Thermo King began operation with this technology in June 2004, in Prague, Czech Republic. The vehicle runs on average, 18 hours a day from the city of Kladno, about 37 miles outside of Prague, into the city. The route operates with both highway and stop-and-go conditions.
Having a compressor that relies on engine speed, a bus that spends a lot of time idling could create hot conditions. One alternative is a large air conditioner with a large compressor to provide enough cooling. Another is an air-conditioning unit that does not rely on the engine for capacity. Electric compressors can provide constant capacity. In Mass Transit magazine’s December 2006/January 2007 issue, Tony Bryant, director, bus maintenance at the Tri-County Metropolitan Transportation District of Oregon (TriMet), talks about the prototype system it was running for an all-electric cooling system.

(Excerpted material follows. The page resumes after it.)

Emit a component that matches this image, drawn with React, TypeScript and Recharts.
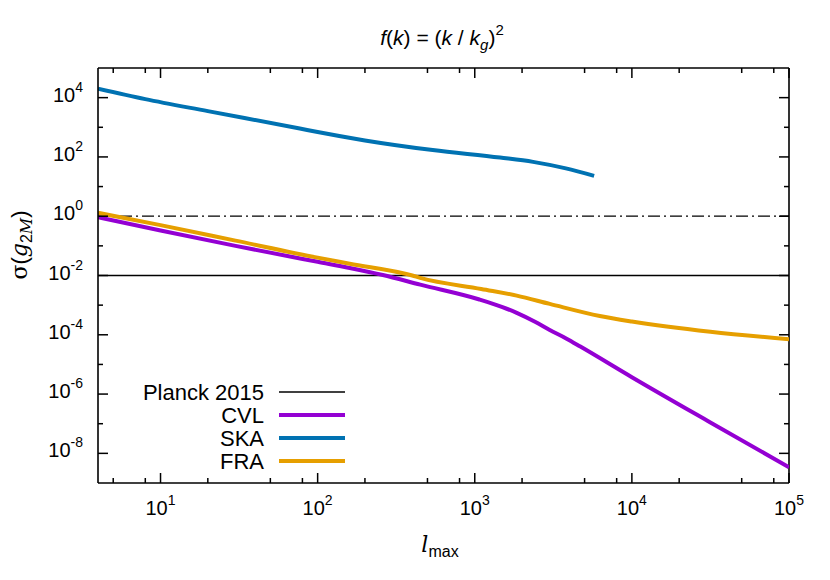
import { LineChart, Line, XAxis, YAxis, ReferenceLine } from "recharts"

// multipole cut-off l_max and forecast error sigma(g_2M)
const CVL_L = [4, 10, 30, 100, 160, 260, 450, 1070, 1500, 1850, 2400, 3000, 3840, 4700, 10000, 31600, 100000]
const CVL_SIGMA = [0.92, 0.33, 0.1, 0.029, 0.018, 0.0104, 4.9e-3, 1.55e-3, 8.6e-4, 5.5e-4, 2.8e-4, 1.45e-4, 7.4e-5, 4.0e-5, 3.7e-6, 1.1e-7, 3.4e-9]

const SKA_L = [4, 8, 20, 77, 100, 200, 540, 1450, 2350, 3800, 5750]
const SKA_SIGMA = [2.0e4, 8.9e3, 3.5e3, 910, 690, 360, 170, 95, 68, 41, 23]

const FRA_L = [4, 10, 30, 100, 160, 400, 450, 1100, 1850, 3000, 6250, 10000, 31600, 100000]
const FRA_SIGMA = [1.3, 0.5, 0.15, 0.04, 0.025, 0.01, 8.3e-3, 3.5e-3, 2.1e-3, 1.1e-3, 4.3e-4, 2.8e-4, 1.26e-4, 7.1e-5]

const PLANCK_2015 = 0.01
const UNITY = 1

const X_MAJOR = [10, 100, 1000, 10000, 100000]
const X_MINOR = [5, 8, 20, 50, 80, 200, 500, 800, 2000, 5000, 8000, 20000, 50000, 80000]
const Y_MAJOR = [1e-8, 1e-6, 1e-4, 1e-2, 1, 1e2, 1e4]
const Y_MINOR = [1e-7, 1e-5, 1e-3, 1e-1, 10, 1e3]

const SERIES = [
  { name: "CVL", color: "#9400d3", l: CVL_L, sigma: CVL_SIGMA },
  { name: "SKA", color: "#0072b2", l: SKA_L, sigma: SKA_SIGMA },
  { name: "FRA", color: "#e69f00", l: FRA_L, sigma: FRA_SIGMA },
]

const FONT = "'Liberation Sans', Arial, Helvetica, sans-serif"
const SERIF = "'DejaVu Serif', 'Liberation Serif', serif"
const X_DOMAIN = [4, 100000]
const Y_DOMAIN = [1e-9, 1e5]
const X_TICKS = [...X_MAJOR, ...X_MINOR].sort((a, b) => a - b)
const Y_TICKS = [...Y_MAJOR, ...Y_MINOR].sort((a, b) => a - b)

// plot frame (chart margins + axis sizes)
const TOP = 68
const BOTTOM = 483
const LEFT = 98
const RIGHT = 789

const toRows = (l: number[], s: number[]) => l.map((v, i) => ({ l: v, sigma: s[i] }))
const exponent = (v: number) => Math.round(Math.log10(v))

function XTick({ x, payload }: any) {
  const major = X_MAJOR.includes(payload.value)
  const len = major ? 10 : 5
  return (
    <g>
      <line x1={x} x2={x} y1={BOTTOM} y2={BOTTOM - len} stroke="#000" strokeWidth={1.5} />
      <line x1={x} x2={x} y1={TOP} y2={TOP + len} stroke="#000" strokeWidth={1.5} />
      {major && (
        <text x={x} y={BOTTOM + 32} textAnchor="middle" fontFamily={FONT} fontSize={20} fill="#000">
          10<tspan fontSize={14} dy={-10}>{exponent(payload.value)}</tspan>
        </text>
      )}
    </g>
  )
}

function YTick({ y, payload }: any) {
  const major = Y_MAJOR.includes(payload.value)
  const len = major ? 10 : 5
  return (
    <g>
      <line x1={LEFT} x2={LEFT + len} y1={y} y2={y} stroke="#000" strokeWidth={1.5} />
      <line x1={RIGHT} x2={RIGHT - len} y1={y} y2={y} stroke="#000" strokeWidth={1.5} />
      {major && (
        <text x={LEFT - 15} y={y + 4} textAnchor="end" fontFamily={FONT} fontSize={20} fill="#000">
          10<tspan fontSize={14} dy={-10}>{exponent(payload.value)}</tspan>
        </text>
      )}
    </g>
  )
}

export default function App() {
  return (
    <div style={{ position: "absolute", left: 0, top: 0, width: 830, height: 580, background: "#fff" }}>
      <LineChart width={830} height={580} margin={{ top: TOP, right: 830 - RIGHT, bottom: 37, left: 8 }}>
        <XAxis
          type="number"
          dataKey="l"
          scale="log"
          domain={X_DOMAIN}
          allowDataOverflow
          ticks={X_TICKS}
          interval={0}
          tick={XTick}
          tickLine={false}
          height={60}
          axisLine={{ stroke: "#000", strokeWidth: 1.6 }}
        />
        <YAxis
          type="number"
          scale="log"
          domain={Y_DOMAIN}
          allowDataOverflow
          ticks={Y_TICKS}
          interval={0}
          tick={YTick}
          tickLine={false}
          width={90}
          axisLine={{ stroke: "#000", strokeWidth: 1.6 }}
        />
        <ReferenceLine y={Y_DOMAIN[1]} stroke="#000" strokeWidth={1.6} />
        <ReferenceLine x={X_DOMAIN[1]} stroke="#000" strokeWidth={1.6} />
        <ReferenceLine y={UNITY} stroke="#000" strokeWidth={1.2} strokeDasharray="12 4 2 4" />
        <ReferenceLine y={PLANCK_2015} stroke="#000" strokeWidth={1.5} />
        {SERIES.map((s) => (
          <Line
            key={s.name}
            data={toRows(s.l, s.sigma)}
            dataKey="sigma"
            type="monotone"
            stroke={s.color}
            strokeWidth={4}
            dot={false}
            isAnimationActive={false}
          />
        ))}
      </LineChart>
      <svg width={830} height={580} style={{ position: "absolute", left: 0, top: 0, pointerEvents: "none" }}>
        <text x={442} y={45} textAnchor="middle" fontFamily={FONT} fontSize={21} fill="#000">
          <tspan fontStyle="italic">f</tspan>(<tspan fontStyle="italic">k</tspan>) = (<tspan fontStyle="italic">k</tspan> /{" "}
          <tspan fontStyle="italic">k</tspan>
          <tspan fontStyle="italic" fontSize={15} dy={5}>g</tspan>
          <tspan dy={-5}>)</tspan>
          <tspan fontSize={15} dy={-10}>2</tspan>
        </text>
        <text x={440} y={552} textAnchor="middle" fontFamily={FONT} fontSize={22} fill="#000">
          <tspan fontStyle="italic" fontFamily={SERIF}>l</tspan>
          <tspan fontSize={16} dy={5}>max</tspan>
        </text>
        <text transform="translate(27,245) rotate(-90)" textAnchor="middle" fontFamily={FONT} fontSize={22} fill="#000">
          <tspan fontFamily={SERIF}>σ</tspan>(<tspan fontStyle="italic" fontFamily={SERIF}>g</tspan>
          <tspan fontSize={16} dy={5}>2</tspan>
          <tspan fontSize={16} fontStyle="italic" fontFamily={SERIF}>M</tspan>
          <tspan dy={-5}>)</tspan>
        </text>
        {[{ name: "Planck 2015", color: "#000", w: 1.5 }, ...SERIES.map((s) => ({ name: s.name, color: s.color, w: 4 }))].map(
          (item, i) => (
            <g key={item.name}>
              <text x={264} y={392 + i * 23 + 8} textAnchor="end" fontFamily={FONT} fontSize={22} fill="#000">
                {item.name}
              </text>
              <line x1={279} x2={345} y1={392 + i * 23} y2={392 + i * 23} stroke={item.color} strokeWidth={item.w} />
            </g>
          )
        )}
      </svg>
    </div>
  )
}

As he explains it, the system uses a variable-speed electric coolant pump, cooling fans and mixing valves. The system has proven simple, reliable and effective.
With its screw compressor, Thermo King has attained an 80 percent reduction in moving parts as compared to a reciprocating compressor. The reduction in moving parts means a reduction in the chance of breakdowns.
Screw compressors can save gallons of fuel for agencies using reheat. According to Don Nielsen, engineering manager for Thermo King, reheat is a mode of operation that introduces heat into the refrigeration cycle to stabilize the temperature as it reaches set point. It is used to balance the cooling load during light-load conditions and also to keep windows from fogging.
The screw compressor stabilizes the load by unloading some of its pumping ability during these conditions. Reducing the amount of energy used during reheat results in less horsepower required from the engine to drive the compressor.
“We have been using screw compressors for several years,” says Knezic. “Screw compressors have less vibration compared to reciprocating compressors and require less maintenance over the life of the compressor – both of which are important benefits to our customers.”